I've created a router in PHP which takes a DSL (based on the Rails 3 route) and converts it to Regex. It has optional segments (denoted by (nested) parenthesis). The following is the current lexing algorithm:
private function tokenize($pattern)
{
$rules = array(
self::OPEN_PAREN_TYPE => '/^(\()/',
self::CLOSE_PAREN_TYPE => '/^(\))/',
self::VARIABLE_TYPE => '/^:([a-z0-9_]+)/',
self::TEXT_TYPE => '/^([^:()]+)/',
);
$cursor = 0;
$tokens = array();
$buffer = $pattern;
$buflen = strlen($buffer);
while ($cursor < $buflen)
{
$chunk = substr($buffer, $cursor);
$matched = false;
foreach ($rules as $type => $rule)
{
if (preg_match($rule, $chunk, $matches))
{
$tokens[] = array(
'type' => $type,
'value' => $matches[1],
);
$matched = true;
$cursor += strlen($matches[0]);
}
}
if (!$matched)
{
throw new \Exception(sprintf('Problem parsing route "%s" at char "%d".', $pattern, $cursor));
}
}
return $tokens;
}
Are there any obvious speed-ups that I am missing? Any way to abandon preg_* altogether, or combine the regexes into one pattern, etc?
Here is the xhprof callgraph (benchmark uses ~2500 unique routes for testing):
I know the best solution would be not to call this for every request (I plan on caching with APC, etc), but would like to make it as efficient as possible for people that use this library without APC enabled.
EDIT:
I also wrote a quick state machine version, which seems to perform better. I'm still open to suggestions on either front, as I believe the first code was more elegant.

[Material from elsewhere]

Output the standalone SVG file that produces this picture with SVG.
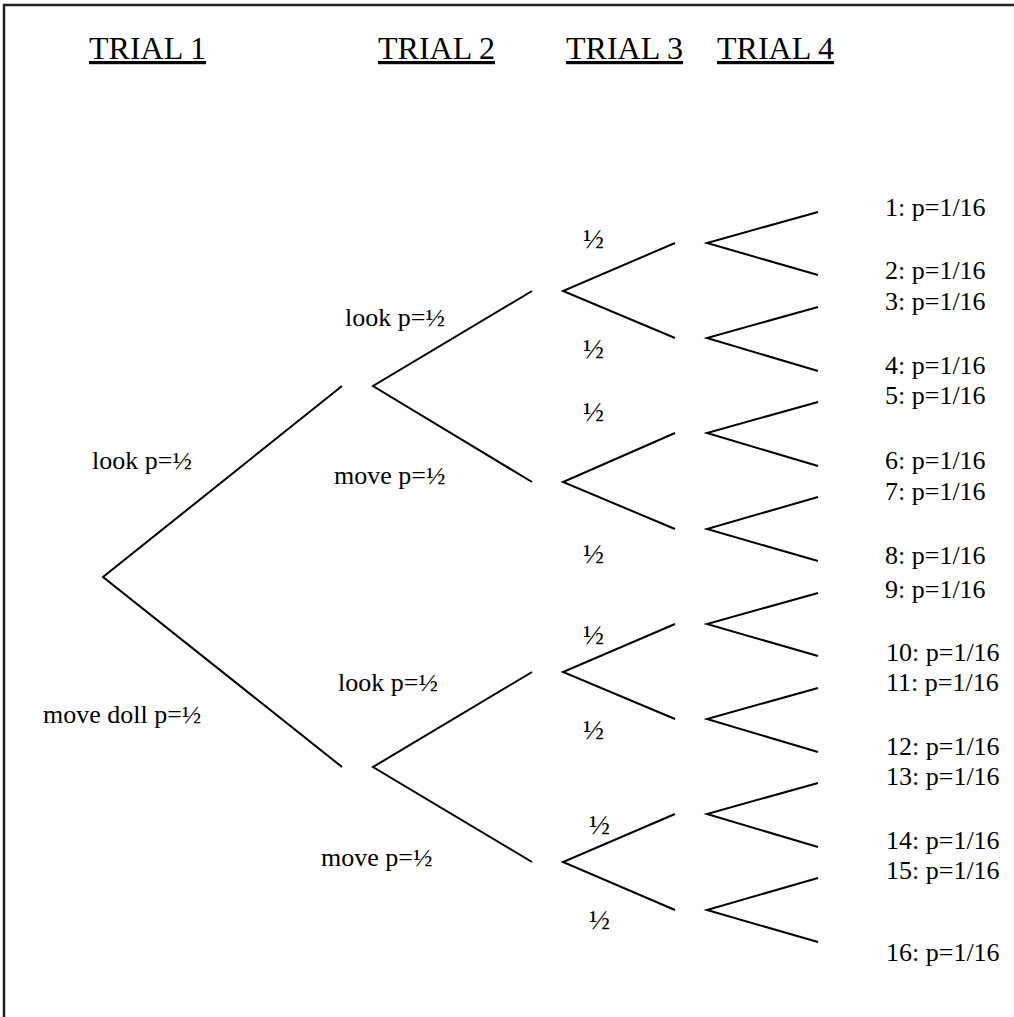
<svg xmlns="http://www.w3.org/2000/svg" width="1014" height="1017" viewBox="0 0 1014 1017">
<style>
text{font-family:"Liberation Serif","Times New Roman",serif;font-size:26px;fill:#000}
.h{font-size:32px;text-decoration:underline}
.f{font-size:28px}
.e{stroke:#000;stroke-width:2;fill:none}
</style>
<rect width="1014" height="1017" fill="#fff"/>
<path d="M4,1017 V5 H1014" fill="none" stroke="#222" stroke-width="2.5"/>
<g id="headers">
<text class="h" x="89" y="59">TRIAL 1</text>
<text class="h" x="378" y="59">TRIAL 2</text>
<text class="h" x="566" y="59">TRIAL 3</text>
<text class="h" x="717" y="59">TRIAL 4</text>
</g>
<g id="connectors" class="e">
<path class="e" d="M342,386 L103,577 L342,767"/>
<path class="e" d="M532,291 L373,386 L532,482"/>
<path class="e" d="M532,672 L373,767 L532,862"/>
<path class="e" d="M675,243 L563,291 L675,338"/>
<path class="e" d="M675,433 L563,482 L675,529"/>
<path class="e" d="M675,624 L563,672 L675,719"/>
<path class="e" d="M675,814 L563,862 L675,910"/>
<path class="e" d="M818,212 L707,243 L818,275"/>
<path class="e" d="M818,307 L707,338 L818,371"/>
<path class="e" d="M818,402 L707,433 L818,466"/>
<path class="e" d="M818,497 L707,529 L818,561"/>
<path class="e" d="M818,593 L707,624 L818,656"/>
<path class="e" d="M818,688 L707,719 L818,752"/>
<path class="e" d="M818,783 L707,814 L818,847"/>
<path class="e" d="M818,878 L707,910 L818,942"/>
</g>
<g id="trial1-labels">
<text x="92" y="469">look p=½</text>
<text x="43" y="723">move doll p=½</text>
</g>
<g id="trial2-labels">
<text x="345" y="326">look p=½</text>
<text x="334" y="484">move p=½</text>
<text x="338" y="691">look p=½</text>
<text x="321" y="866">move p=½</text>
</g>
<g id="trial3-labels">
<text class="f" x="583" y="248">½</text>
<text class="f" x="583" y="358">½</text>
<text class="f" x="583" y="421">½</text>
<text class="f" x="583" y="563">½</text>
<text class="f" x="583" y="644">½</text>
<text class="f" x="583" y="739">½</text>
<text class="f" x="589" y="834">½</text>
<text class="f" x="589" y="929">½</text>
</g>
<g id="outcomes">
<text x="885" y="216">1: p=1/16</text>
<text x="885" y="279">2: p=1/16</text>
<text x="885" y="310">3: p=1/16</text>
<text x="885" y="374">4: p=1/16</text>
<text x="885" y="404">5: p=1/16</text>
<text x="885" y="469">6: p=1/16</text>
<text x="885" y="500">7: p=1/16</text>
<text x="885" y="564">8: p=1/16</text>
<text x="885" y="598">9: p=1/16</text>
<text x="886" y="661">10: p=1/16</text>
<text x="886" y="691">11: p=1/16</text>
<text x="886" y="755">12: p=1/16</text>
<text x="886" y="785">13: p=1/16</text>
<text x="886" y="849">14: p=1/16</text>
<text x="886" y="879">15: p=1/16</text>
<text x="886" y="961">16: p=1/16</text>
</g>
</svg>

private function tokenize2($pattern)
{
$buffer = '';
$invariable = false;
$tokens = array();
foreach (str_split($pattern) as $char)
{
switch ($char)
{
case '(':
if ($buffer)
{
$tokens[] = array(
'type' => $invariable ? self::VARIABLE_TYPE : self::TEXT_TYPE,
'value' => $buffer,
);
$buffer = '';
$invariable = false;
}
$tokens[] = array(
'type' => self::OPEN_PAREN_TYPE,
);
break;
case ')':
if ($buffer)
{
$tokens[] = array(
'type' => $invariable ? self::VARIABLE_TYPE : self::TEXT_TYPE,
'value' => $buffer,
);
$buffer = '';
$invariable = false;
}
$tokens[] = array(
'type' => self::CLOSE_PAREN_TYPE,
);
break;
case ':':
if ($buffer)
{
$tokens[] = array(
'type' => $invariable ? self::VARIABLE_TYPE : self::TEXT_TYPE,
'value' => $buffer,
);
$buffer = '';
$invariable = false;
}
$invariable = true;
break;
default:
if ($invariable && !(ctype_alnum($char) || '_' == $char ))
{
$invariable = false;
$tokens[] = array(
'type' => self::VARIABLE_TYPE,
'value' => $buffer,
);
$buffer = '';
$invariable = false;
}
$buffer .= $char;
break;
}
}
if ($buffer)
{
$tokens[] = array(
'type' => $invariable ? self::VARIABLE_TYPE : self::TEXT_TYPE,
'value' => $buffer,
);
$buffer = '';
}
return $tokens;
I ended up just using the state machine for performance reasons, and caching the entire lexing process with APC (because... why not).
If anyone has anything to contribute, I'll happily move the answer.